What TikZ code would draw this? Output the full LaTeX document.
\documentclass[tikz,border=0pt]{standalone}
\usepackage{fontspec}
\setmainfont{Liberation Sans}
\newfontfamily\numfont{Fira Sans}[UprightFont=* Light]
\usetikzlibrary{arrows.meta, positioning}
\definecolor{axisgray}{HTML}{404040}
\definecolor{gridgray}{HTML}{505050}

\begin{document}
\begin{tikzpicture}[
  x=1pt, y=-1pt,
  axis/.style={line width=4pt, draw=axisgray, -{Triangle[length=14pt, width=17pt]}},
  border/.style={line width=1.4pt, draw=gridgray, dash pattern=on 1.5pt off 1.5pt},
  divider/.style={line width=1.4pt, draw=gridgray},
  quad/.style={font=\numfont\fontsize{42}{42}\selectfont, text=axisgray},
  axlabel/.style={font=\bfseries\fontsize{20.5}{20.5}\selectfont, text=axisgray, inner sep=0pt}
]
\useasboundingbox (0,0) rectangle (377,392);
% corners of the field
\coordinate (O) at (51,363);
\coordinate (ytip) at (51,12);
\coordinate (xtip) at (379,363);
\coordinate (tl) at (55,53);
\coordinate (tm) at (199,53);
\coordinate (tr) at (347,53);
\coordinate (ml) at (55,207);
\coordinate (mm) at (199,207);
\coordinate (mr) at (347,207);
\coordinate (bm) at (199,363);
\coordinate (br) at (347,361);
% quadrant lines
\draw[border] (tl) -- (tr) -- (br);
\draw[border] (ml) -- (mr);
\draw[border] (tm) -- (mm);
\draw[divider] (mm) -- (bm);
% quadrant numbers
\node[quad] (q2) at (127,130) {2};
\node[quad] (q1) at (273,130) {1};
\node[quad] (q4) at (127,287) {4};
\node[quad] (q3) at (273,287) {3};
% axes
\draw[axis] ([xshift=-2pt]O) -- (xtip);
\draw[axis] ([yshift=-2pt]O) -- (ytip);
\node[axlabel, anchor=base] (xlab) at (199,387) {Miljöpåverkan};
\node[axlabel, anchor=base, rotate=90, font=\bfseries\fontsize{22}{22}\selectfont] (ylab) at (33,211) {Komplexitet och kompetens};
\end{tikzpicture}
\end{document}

==

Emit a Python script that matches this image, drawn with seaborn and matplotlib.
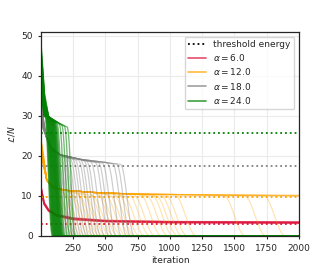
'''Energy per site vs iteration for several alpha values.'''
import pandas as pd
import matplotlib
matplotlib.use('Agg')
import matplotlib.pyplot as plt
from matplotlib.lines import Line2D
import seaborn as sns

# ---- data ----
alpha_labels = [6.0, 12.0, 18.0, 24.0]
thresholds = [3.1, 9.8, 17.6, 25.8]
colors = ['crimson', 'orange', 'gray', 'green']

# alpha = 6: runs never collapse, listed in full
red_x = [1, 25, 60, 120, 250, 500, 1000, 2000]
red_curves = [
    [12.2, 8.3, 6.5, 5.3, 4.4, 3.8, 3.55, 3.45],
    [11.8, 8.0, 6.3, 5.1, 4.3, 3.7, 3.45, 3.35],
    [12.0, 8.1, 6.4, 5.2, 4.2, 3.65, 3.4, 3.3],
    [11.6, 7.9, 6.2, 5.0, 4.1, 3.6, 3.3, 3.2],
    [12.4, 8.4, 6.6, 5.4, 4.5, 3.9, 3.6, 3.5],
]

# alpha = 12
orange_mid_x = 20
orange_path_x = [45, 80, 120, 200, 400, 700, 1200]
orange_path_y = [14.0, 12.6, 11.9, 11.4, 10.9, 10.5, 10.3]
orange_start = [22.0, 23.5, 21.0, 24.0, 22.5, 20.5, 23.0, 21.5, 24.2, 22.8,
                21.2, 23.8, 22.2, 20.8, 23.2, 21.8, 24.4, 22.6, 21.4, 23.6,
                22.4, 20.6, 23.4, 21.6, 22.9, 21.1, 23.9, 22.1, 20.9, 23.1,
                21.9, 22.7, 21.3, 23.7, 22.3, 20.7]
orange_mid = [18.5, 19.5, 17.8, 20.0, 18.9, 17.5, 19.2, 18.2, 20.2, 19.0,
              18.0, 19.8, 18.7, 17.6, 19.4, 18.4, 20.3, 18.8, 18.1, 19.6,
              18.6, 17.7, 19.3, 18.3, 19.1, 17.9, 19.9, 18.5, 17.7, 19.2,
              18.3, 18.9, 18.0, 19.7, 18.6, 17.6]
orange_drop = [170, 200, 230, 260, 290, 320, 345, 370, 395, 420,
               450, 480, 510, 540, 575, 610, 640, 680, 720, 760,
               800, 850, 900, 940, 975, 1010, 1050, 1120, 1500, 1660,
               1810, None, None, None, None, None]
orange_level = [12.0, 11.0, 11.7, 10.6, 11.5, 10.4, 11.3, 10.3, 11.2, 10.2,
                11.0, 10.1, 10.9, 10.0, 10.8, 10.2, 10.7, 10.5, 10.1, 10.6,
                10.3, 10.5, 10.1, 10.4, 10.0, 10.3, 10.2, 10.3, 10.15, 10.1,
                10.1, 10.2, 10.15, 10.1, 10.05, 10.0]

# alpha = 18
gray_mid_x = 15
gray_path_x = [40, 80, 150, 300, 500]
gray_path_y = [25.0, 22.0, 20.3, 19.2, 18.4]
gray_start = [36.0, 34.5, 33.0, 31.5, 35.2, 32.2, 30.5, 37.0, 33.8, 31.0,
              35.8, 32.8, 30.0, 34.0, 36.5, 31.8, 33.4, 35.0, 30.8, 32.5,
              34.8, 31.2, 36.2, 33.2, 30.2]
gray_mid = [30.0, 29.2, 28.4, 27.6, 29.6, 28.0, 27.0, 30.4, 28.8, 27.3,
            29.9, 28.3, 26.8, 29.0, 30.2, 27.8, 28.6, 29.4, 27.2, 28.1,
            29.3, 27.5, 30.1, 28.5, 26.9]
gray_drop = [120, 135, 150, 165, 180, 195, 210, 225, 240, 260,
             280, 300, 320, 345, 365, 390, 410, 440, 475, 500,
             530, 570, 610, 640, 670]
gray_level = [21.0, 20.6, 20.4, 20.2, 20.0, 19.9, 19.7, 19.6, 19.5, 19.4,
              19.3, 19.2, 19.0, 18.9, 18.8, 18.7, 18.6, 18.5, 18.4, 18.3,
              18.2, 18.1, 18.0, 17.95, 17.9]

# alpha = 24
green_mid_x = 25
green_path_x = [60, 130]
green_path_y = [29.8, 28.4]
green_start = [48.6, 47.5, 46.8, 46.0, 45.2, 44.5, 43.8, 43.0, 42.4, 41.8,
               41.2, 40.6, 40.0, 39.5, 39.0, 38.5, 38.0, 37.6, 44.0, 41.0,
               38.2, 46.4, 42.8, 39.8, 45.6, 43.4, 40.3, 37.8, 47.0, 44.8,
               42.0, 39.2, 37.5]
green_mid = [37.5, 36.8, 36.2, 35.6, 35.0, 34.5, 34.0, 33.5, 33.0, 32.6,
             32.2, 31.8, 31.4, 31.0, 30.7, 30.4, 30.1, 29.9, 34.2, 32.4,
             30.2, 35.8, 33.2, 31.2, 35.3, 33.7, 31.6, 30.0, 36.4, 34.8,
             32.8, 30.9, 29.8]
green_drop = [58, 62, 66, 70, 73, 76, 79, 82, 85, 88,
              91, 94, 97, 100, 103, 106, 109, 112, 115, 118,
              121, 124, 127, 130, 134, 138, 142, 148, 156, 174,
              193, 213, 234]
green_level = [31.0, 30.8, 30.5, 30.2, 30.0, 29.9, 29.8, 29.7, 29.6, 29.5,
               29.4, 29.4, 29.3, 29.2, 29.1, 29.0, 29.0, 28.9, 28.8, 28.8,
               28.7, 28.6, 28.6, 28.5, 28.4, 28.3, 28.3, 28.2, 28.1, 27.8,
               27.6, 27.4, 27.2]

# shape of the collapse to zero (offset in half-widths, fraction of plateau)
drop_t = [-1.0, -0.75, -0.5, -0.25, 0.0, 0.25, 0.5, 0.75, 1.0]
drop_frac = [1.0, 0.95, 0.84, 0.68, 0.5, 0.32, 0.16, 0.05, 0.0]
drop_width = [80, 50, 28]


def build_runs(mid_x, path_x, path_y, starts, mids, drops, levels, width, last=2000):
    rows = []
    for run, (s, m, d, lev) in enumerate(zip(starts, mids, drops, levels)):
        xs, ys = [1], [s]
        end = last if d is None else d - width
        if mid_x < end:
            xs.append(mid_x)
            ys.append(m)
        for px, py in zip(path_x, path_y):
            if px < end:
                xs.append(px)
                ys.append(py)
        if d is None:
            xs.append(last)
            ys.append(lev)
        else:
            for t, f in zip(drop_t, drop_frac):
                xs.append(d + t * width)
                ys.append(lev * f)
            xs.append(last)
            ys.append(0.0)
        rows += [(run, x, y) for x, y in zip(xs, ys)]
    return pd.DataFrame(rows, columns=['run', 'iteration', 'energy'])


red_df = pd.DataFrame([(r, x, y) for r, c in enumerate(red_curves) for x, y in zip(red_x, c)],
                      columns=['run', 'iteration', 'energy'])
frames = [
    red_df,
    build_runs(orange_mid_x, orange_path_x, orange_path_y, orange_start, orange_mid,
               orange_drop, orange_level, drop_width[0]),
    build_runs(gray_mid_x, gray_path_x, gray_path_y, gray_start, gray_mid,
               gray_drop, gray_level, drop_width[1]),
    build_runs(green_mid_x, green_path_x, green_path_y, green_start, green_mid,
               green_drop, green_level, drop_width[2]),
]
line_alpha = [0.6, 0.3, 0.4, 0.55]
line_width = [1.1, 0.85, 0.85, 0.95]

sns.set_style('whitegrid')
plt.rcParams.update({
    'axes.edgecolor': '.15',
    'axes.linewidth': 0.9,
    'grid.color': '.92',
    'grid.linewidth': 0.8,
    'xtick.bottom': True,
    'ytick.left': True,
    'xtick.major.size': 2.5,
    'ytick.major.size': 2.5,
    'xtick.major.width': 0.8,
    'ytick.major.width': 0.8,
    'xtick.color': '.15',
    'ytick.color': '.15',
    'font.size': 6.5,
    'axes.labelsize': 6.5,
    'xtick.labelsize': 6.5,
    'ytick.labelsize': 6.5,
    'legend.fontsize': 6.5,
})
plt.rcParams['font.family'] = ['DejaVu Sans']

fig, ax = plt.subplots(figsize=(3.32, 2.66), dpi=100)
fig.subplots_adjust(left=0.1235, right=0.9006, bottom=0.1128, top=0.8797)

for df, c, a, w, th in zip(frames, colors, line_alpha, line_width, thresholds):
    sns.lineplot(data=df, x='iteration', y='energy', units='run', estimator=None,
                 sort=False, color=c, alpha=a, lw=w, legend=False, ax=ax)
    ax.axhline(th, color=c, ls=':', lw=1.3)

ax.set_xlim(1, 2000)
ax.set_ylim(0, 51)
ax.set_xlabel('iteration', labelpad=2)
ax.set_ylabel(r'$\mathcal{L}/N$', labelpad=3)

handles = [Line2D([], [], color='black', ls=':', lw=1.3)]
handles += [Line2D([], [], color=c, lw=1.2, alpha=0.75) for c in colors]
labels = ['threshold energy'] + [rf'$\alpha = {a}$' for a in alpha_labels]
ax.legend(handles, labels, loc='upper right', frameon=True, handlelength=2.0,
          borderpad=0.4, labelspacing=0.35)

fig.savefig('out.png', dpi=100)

> [Task instructions] Find how many lines include the string "matplotlib" and report that number alone.

> [Finished exercise] 5